Prime Minister Keir Starmer is rebuilding his front bench after a fortnight of resignations, but the rebellion within the Parliamentary Labour Party shows no sign of subsiding. Ninety-five Labour MPs had publicly called on Starmer to resign or to set a departure timetable by the close of business on Monday, according to a count by Politico Europe — enough, if every MP backed the same successor, to clear the threshold for triggering a formal leadership contest.

Starmer named former Treasury minister James Murray as Health Secretary on Saturday, replacing Wes Streeting, who resigned earlier in May with a public statement that he had "lost confidence" in the prime minister. Two junior ministers in the Cabinet Office were also reassigned over the weekend, and Downing Street confirmed on Sunday night that the Chief Whip would remain in post despite earlier reports that she had offered to step aside.

The crisis was triggered by Labour’s performance in the May 1 English local elections, in which the party lost nearly 1,500 council seats and Reform UK won 1,454 — the strongest result for an insurgent right-wing party in modern English local politics. Starmer has so far refused to set a departure timetable and told a Sunday-morning interview that he would contest any leadership challenge.

No clear successor has emerged.
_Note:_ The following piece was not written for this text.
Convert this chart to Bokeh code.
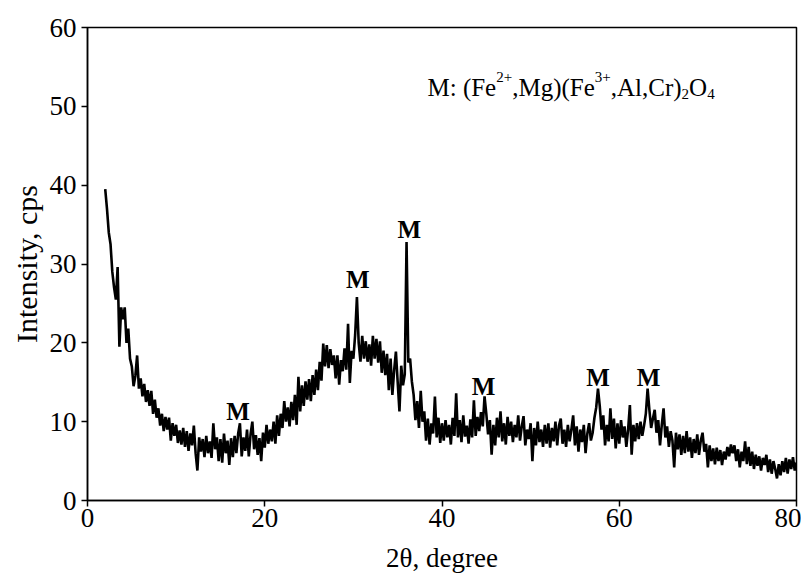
from bokeh.plotting import figure
from bokeh.models import Range1d, Label, FixedTicker
from bokeh.embed import file_html
from bokeh.resources import INLINE

# ---- data ----
two_theta_start = 2.0
two_theta_step = 0.2
intensity = [
    39.5, 37.0, 34.0, 32.5, 29.0,   # 2
    27.0, 25.5, 29.6, 19.5, 24.5,   # 3
    23.0, 24.5, 20.0, 21.8, 18.0,   # 4
    17.0, 14.5, 15.8, 18.4, 14.2,   # 5
    15.5, 13.2, 14.8, 12.5, 14.0,   # 6
    12.0, 13.9, 11.0, 12.8, 10.5,   # 7
    11.7, 9.5, 11.0, 8.8, 10.6,     # 8
    9.0, 10.5, 7.6, 9.8, 8.2,       # 9
    9.6, 7.3, 8.9, 7.1, 9.2,        # 10
    6.8, 8.8, 6.3, 8.5, 7.0,        # 11
    9.5, 6.0, 3.8, 8.0, 6.2,        # 12
    7.8, 5.5, 8.2, 6.0, 7.5,        # 13
    5.4, 9.8, 6.5, 8.0, 5.0,        # 14
    7.8, 4.8, 8.5, 6.0, 7.6,        # 15
    4.5, 7.9, 5.5, 8.2, 6.0,        # 16
    8.5, 9.8, 5.6, 8.0, 6.3,        # 17
    9.0, 5.6, 8.4, 10.0, 6.5,       # 18
    8.3, 5.8, 7.9, 5.0, 8.6,        # 19
    6.7, 9.6, 7.2, 9.0, 7.5,        # 20
    10.0, 7.2, 10.8, 8.2, 11.0,     # 21
    9.2, 12.6, 10.0, 11.8, 9.4,     # 22
    12.5, 10.2, 13.4, 9.6, 15.7,    # 23
    11.3, 14.6, 12.0, 15.1, 12.8,   # 24
    15.4, 12.6, 15.9, 13.4, 16.6,   # 25
    14.0, 17.6, 15.2, 19.9, 17.0,   # 26
    19.7, 16.8, 19.2, 17.2, 18.4,   # 27
    15.5, 18.4, 14.7, 17.8, 16.4,   # 28
    19.3, 16.6, 22.4, 14.9, 19.0,   # 29
    18.0, 21.0, 25.8, 20.0, 17.6,   # 30
    20.9, 18.0, 20.2, 17.6, 19.8,   # 31
    17.1, 20.9, 18.0, 20.5, 17.5,   # 32
    20.2, 16.2, 19.0, 15.9, 18.6,   # 33
    14.0, 18.0, 13.4, 16.5, 18.9,   # 34
    15.0, 11.3, 17.1, 14.6, 16.0,   # 35
    32.8, 17.5, 18.0, 15.1, 13.4,   # 36
    10.2, 12.6, 9.2, 13.9, 10.0,    # 37
    11.3, 7.6, 10.4, 7.1, 9.8,      # 38
    8.5, 13.2, 8.0, 10.5, 7.3,      # 39
    9.8, 7.6, 10.2, 8.0, 9.6,       # 40
    7.1, 10.5, 8.2, 13.6, 8.0,      # 41
    10.2, 7.4, 10.8, 8.1, 9.5,      # 42
    7.2, 10.3, 8.0, 12.7, 8.2,      # 43
    10.6, 8.8, 11.2, 9.4, 13.2,     # 44
    11.0, 8.4, 10.2, 5.8, 9.6,      # 45
    7.0, 10.5, 8.0, 11.3, 7.5,      # 46
    9.8, 7.1, 10.6, 8.2, 10.0,      # 47
    7.4, 9.6, 8.0, 10.8, 7.6,       # 48
    9.4, 10.7, 7.0, 9.0, 7.8,       # 49
    9.8, 5.0, 9.2, 7.0, 10.0,       # 50
    7.4, 9.0, 6.8, 9.6, 7.2,        # 51
    9.8, 6.7, 9.2, 7.5, 10.0,       # 52
    7.0, 9.5, 10.4, 7.2, 9.0,       # 53
    6.8, 9.6, 7.5, 9.0, 10.8,       # 54
    7.0, 9.4, 6.2, 9.0, 7.4,        # 55
    9.6, 6.0, 8.5, 9.8, 7.6,        # 56
    8.6, 10.5, 11.8, 14.2, 12.0,    # 57
    9.0, 10.8, 7.0, 9.6, 7.5,       # 58
    11.7, 7.8, 10.4, 6.6, 9.8,      # 59
    7.2, 10.2, 8.0, 9.4, 6.8,       # 60
    9.0, 12.1, 5.8, 9.6, 7.5,       # 61
    9.8, 7.8, 10.0, 8.2, 9.5,       # 62
    11.0, 14.2, 11.5, 9.2, 10.4,    # 63
    11.5, 8.6, 10.2, 7.0, 9.6,      # 64
    11.7, 8.0, 9.4, 6.8, 8.8,       # 65
    7.6, 4.2, 8.6, 6.5, 8.4,        # 66
    5.8, 8.2, 6.0, 8.8, 6.2,        # 67
    8.0, 5.4, 7.8, 6.0, 8.4,        # 68
    5.8, 7.6, 8.6, 6.2, 7.2,        # 69
    4.2, 7.0, 5.0, 6.6, 4.6,        # 70
    6.7, 5.0, 6.4, 4.5, 6.2,        # 71
    5.2, 6.8, 5.6, 7.1, 6.0,        # 72
    7.0, 5.0, 6.5, 4.2, 6.2,        # 73
    5.0, 7.5, 4.6, 6.8, 4.4,        # 74
    6.2, 4.0, 5.8, 4.4, 5.6,        # 75
    3.8, 5.4, 4.5, 5.8, 3.6,        # 76
    5.2, 3.4, 5.0, 4.0, 2.8,        # 77
    4.6, 3.2, 5.0, 3.6, 5.4,        # 78
    3.4, 5.2, 4.0, 5.5, 3.8,        # 79
    4.8,                            # 80
]
two_theta = [round(two_theta_start + two_theta_step * i, 2) for i in range(len(intensity))]

peak_labels_x = [17.0, 30.5, 36.3, 44.7, 57.6, 63.3]
peak_labels_y = [11.3, 28.0, 34.4, 14.4, 15.6, 15.6]
peak_label_text = ["M", "M", "M", "M", "M", "M"]

x_ticks = [0, 20, 40, 60, 80]
y_ticks = [0, 10, 20, 30, 40, 50, 60]

FONT = "Liberation Serif"

p = figure(width=801, height=575, x_range=Range1d(0, 80), y_range=Range1d(0, 60),
           output_backend="svg", toolbar_location=None,
           min_border_left=87, min_border_right=5, min_border_top=27, min_border_bottom=73)
p.grid.visible = False
p.outline_line_color = "black"
p.outline_line_width = 1.5
p.background_fill_color = "white"
p.border_fill_color = "white"

p.line(two_theta, intensity, line_color="black", line_width=2.6)

for ax, ticks in ((p.xaxis, x_ticks), (p.yaxis, y_ticks)):
    ax.ticker = FixedTicker(ticks=ticks)
    ax.minor_tick_line_color = None
    ax.major_tick_in = 0
    ax.major_tick_out = 6
    ax.major_tick_line_width = 1.5
    ax.axis_line_width = 1.5
    ax.axis_line_color = "black"
    ax.major_tick_line_color = "black"
    ax.major_label_text_font = FONT
    ax.major_label_text_font_size = "27px"
    ax.major_label_text_color = "black"
    ax.axis_label_text_font = FONT
    ax.axis_label_text_font_style = "normal"
    ax.axis_label_text_color = "black"

p.xaxis.axis_label = "2θ, degree"
p.xaxis.axis_label_text_font_size = "27px"
p.xaxis.axis_label_standoff = 13
p.xaxis.major_label_standoff = 2
p.yaxis.axis_label = "Intensity, cps"
p.yaxis.axis_label_text_font_size = "30px"
p.yaxis.axis_label_standoff = 4
p.yaxis.major_label_standoff = 5

for lx, ly, lt in zip(peak_labels_x, peak_labels_y, peak_label_text):
    p.add_layout(Label(x=lx, y=ly, text=lt, text_font=FONT, text_font_size="25px",
                       text_font_style="bold",
                       text_align="center", text_baseline="alphabetic", text_color="black"))

# formula legend text  M: (Fe2+,Mg)(Fe3+,Al,Cr)2O4
fx, fy = 38.36, 52.4
pieces = [
    ("M: (Fe", 0.0, 0, "25px"),
    ("2+", 68.75, 10, "15px"),
    (",Mg)(Fe", 84.75, 0, "25px"),
    ("3+", 167.35, 10, "15px"),
    (",Al,Cr)", 183.35, 0, "25px"),
    ("2", 254.15, -7, "15px"),
    ("O", 261.65, 0, "25px"),
    ("4", 279.7, -7, "15px"),
]
for txt, dx, dy, fs in pieces:
    p.add_layout(Label(x=fx, y=fy, x_offset=dx, y_offset=dy, text=txt, text_font=FONT,
                       text_font_size=fs, text_align="left", text_baseline="alphabetic",
                       text_color="black"))

open("out.html", "w").write(file_html(p, INLINE))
The 95 MPs calling for his exit do not yet coalesce around a single name; at least 81 sitting Labour MPs would need to declare for a single challenger to formally trigger a contest under the party’s rules. Soundings of cabinet ministers suggest that Deputy Prime Minister Angela Rayner, Foreign Secretary David Lammy and Streeting are the names being weighed by parliamentary colleagues.
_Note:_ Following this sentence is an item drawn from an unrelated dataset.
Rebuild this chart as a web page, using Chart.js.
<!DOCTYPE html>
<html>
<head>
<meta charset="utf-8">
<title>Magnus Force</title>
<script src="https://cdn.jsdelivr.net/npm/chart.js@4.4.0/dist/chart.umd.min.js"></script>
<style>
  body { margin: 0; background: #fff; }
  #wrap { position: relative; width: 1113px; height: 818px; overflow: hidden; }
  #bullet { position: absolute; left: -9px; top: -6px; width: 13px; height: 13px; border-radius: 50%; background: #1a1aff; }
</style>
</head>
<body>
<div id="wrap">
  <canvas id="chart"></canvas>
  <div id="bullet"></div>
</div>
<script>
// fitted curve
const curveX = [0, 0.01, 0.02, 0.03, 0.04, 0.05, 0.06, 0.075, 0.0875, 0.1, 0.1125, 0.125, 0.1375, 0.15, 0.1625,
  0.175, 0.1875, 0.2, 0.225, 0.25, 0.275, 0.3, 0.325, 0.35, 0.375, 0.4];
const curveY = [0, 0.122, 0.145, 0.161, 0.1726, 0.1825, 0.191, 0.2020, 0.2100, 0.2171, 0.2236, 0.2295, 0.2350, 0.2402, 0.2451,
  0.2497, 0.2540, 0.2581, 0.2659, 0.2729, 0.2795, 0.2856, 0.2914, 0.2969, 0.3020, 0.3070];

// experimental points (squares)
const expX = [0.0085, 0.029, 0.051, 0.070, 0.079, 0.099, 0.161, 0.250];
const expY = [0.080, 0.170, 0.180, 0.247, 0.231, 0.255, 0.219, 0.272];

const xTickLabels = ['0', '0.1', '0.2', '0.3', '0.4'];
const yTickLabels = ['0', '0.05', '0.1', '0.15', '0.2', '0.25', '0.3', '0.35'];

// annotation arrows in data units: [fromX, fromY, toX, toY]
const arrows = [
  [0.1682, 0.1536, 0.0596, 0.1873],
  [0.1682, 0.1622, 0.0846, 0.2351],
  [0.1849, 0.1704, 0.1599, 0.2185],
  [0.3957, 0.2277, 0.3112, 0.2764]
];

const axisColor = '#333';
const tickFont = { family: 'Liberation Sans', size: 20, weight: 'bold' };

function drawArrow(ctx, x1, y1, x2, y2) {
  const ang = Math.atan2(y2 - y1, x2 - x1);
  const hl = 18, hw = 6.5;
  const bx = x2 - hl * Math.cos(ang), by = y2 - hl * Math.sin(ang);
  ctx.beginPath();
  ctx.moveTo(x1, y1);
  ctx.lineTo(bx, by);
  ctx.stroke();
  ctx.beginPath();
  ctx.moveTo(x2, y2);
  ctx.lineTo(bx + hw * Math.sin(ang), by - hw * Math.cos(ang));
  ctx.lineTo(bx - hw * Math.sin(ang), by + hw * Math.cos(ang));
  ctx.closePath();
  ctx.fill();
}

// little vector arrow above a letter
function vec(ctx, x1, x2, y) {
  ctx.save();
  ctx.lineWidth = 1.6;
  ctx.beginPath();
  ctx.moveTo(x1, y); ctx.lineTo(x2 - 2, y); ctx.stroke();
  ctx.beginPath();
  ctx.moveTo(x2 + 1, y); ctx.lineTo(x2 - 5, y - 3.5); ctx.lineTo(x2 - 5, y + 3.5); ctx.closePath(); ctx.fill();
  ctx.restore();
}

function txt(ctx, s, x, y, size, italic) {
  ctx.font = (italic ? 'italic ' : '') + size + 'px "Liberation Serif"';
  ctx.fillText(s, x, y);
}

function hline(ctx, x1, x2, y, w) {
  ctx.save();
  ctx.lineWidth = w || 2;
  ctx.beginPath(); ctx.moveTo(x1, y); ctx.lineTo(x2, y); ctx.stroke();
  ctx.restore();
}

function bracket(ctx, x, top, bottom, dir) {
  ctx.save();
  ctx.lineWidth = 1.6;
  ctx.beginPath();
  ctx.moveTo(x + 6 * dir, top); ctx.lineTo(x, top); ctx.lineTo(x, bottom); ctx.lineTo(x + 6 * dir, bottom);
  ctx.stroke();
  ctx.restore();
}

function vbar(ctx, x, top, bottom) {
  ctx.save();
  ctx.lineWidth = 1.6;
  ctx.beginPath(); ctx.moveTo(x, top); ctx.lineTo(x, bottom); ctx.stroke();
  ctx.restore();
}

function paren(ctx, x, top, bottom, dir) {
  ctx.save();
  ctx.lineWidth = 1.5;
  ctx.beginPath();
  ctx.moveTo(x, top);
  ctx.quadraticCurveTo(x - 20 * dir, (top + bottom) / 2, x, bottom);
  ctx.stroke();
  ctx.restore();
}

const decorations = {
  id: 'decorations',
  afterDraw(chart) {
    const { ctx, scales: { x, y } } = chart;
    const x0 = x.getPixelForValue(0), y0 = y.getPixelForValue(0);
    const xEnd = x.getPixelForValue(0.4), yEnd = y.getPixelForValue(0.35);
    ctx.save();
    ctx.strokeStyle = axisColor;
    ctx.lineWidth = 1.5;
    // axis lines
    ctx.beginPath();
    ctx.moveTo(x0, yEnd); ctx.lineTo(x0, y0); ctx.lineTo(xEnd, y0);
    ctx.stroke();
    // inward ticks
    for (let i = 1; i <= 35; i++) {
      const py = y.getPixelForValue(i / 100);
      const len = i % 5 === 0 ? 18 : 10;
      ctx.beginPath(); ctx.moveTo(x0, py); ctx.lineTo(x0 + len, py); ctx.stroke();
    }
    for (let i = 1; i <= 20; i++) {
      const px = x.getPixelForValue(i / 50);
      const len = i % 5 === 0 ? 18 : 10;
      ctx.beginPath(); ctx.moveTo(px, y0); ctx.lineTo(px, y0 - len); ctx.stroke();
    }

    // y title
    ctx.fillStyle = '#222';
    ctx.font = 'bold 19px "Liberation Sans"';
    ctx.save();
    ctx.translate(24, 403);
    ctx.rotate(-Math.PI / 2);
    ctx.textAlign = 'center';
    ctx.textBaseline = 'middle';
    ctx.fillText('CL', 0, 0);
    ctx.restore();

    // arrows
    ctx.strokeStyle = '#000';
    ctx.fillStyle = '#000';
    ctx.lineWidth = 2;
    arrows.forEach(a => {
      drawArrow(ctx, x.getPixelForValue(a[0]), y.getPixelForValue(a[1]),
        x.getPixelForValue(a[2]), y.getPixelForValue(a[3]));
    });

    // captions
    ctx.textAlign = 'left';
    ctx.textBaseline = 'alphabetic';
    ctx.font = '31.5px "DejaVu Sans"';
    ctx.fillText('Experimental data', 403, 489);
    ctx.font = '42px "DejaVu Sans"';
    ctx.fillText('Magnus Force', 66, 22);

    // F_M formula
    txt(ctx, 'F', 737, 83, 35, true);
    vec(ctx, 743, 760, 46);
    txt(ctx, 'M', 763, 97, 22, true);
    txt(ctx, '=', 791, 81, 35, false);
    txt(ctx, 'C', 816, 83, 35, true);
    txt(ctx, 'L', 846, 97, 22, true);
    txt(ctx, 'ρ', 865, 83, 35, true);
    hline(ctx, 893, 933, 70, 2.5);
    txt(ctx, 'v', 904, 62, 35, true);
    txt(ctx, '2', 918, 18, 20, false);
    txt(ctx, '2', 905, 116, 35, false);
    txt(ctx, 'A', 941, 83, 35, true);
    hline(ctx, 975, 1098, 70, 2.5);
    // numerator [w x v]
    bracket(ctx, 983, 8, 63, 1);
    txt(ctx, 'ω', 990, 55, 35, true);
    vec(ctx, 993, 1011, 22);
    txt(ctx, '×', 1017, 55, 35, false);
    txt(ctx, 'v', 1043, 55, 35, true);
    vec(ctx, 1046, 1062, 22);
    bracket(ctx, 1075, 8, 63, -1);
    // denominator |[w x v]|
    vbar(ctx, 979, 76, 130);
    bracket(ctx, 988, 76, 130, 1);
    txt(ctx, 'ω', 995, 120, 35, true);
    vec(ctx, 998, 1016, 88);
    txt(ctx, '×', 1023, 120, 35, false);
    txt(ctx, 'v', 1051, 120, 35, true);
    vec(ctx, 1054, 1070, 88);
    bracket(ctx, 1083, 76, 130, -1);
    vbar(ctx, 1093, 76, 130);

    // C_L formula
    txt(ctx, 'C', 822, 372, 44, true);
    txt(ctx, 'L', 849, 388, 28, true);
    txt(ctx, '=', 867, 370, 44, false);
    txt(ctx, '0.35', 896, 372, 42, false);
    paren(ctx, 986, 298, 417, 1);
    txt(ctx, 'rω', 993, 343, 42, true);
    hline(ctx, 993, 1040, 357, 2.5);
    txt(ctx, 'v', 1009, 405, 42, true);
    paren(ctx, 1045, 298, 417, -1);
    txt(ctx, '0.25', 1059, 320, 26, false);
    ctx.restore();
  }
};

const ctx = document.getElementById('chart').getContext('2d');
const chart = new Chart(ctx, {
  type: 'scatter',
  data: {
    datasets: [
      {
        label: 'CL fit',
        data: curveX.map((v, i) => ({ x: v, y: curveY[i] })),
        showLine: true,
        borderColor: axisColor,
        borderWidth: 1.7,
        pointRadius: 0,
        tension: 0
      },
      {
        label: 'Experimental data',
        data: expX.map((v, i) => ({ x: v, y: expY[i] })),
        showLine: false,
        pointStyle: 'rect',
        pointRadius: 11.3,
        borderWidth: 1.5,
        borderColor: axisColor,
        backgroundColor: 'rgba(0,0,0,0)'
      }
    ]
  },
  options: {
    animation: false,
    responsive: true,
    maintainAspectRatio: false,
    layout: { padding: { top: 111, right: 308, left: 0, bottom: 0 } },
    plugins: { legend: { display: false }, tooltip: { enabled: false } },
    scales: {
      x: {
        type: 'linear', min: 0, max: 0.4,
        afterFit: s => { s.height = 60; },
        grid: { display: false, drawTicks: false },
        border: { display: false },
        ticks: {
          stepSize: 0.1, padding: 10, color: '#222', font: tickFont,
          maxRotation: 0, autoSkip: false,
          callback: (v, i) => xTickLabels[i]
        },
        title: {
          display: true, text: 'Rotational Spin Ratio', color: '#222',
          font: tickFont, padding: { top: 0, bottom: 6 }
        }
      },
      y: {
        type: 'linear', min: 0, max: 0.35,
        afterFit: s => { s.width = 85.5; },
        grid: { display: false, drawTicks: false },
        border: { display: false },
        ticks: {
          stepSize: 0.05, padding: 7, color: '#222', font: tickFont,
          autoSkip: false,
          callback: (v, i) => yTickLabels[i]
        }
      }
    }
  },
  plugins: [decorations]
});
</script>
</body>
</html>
Markets have so far paid only modest attention. Sterling closed broadly unchanged against the dollar on Friday at $1.296 and 10-year gilt yields are roughly six basis points lower than a fortnight ago. UK CDS spreads have edged wider since the local elections but remain below their levels during the 2022 mini-budget crisis.

Within the parliamentary party, much of the debate is now focused on procedure rather than personality. Several MPs have asked the National Executive Committee to clarify whether the September party conference would be brought forward to accommodate a contest; the NEC is scheduled to meet on Wednesday. Allies of the prime minister maintain that any move to topple him without a clear alternative would hand the next general election to Nigel Farage’s Reform UK.

Reform itself has been quiet but visible. Farage spent the weekend on a visit to former Red Wall constituencies, including Bassetlaw and Mansfield, and announced a fresh set of policy commitments on planning reform and migration to be detailed on Wednesday.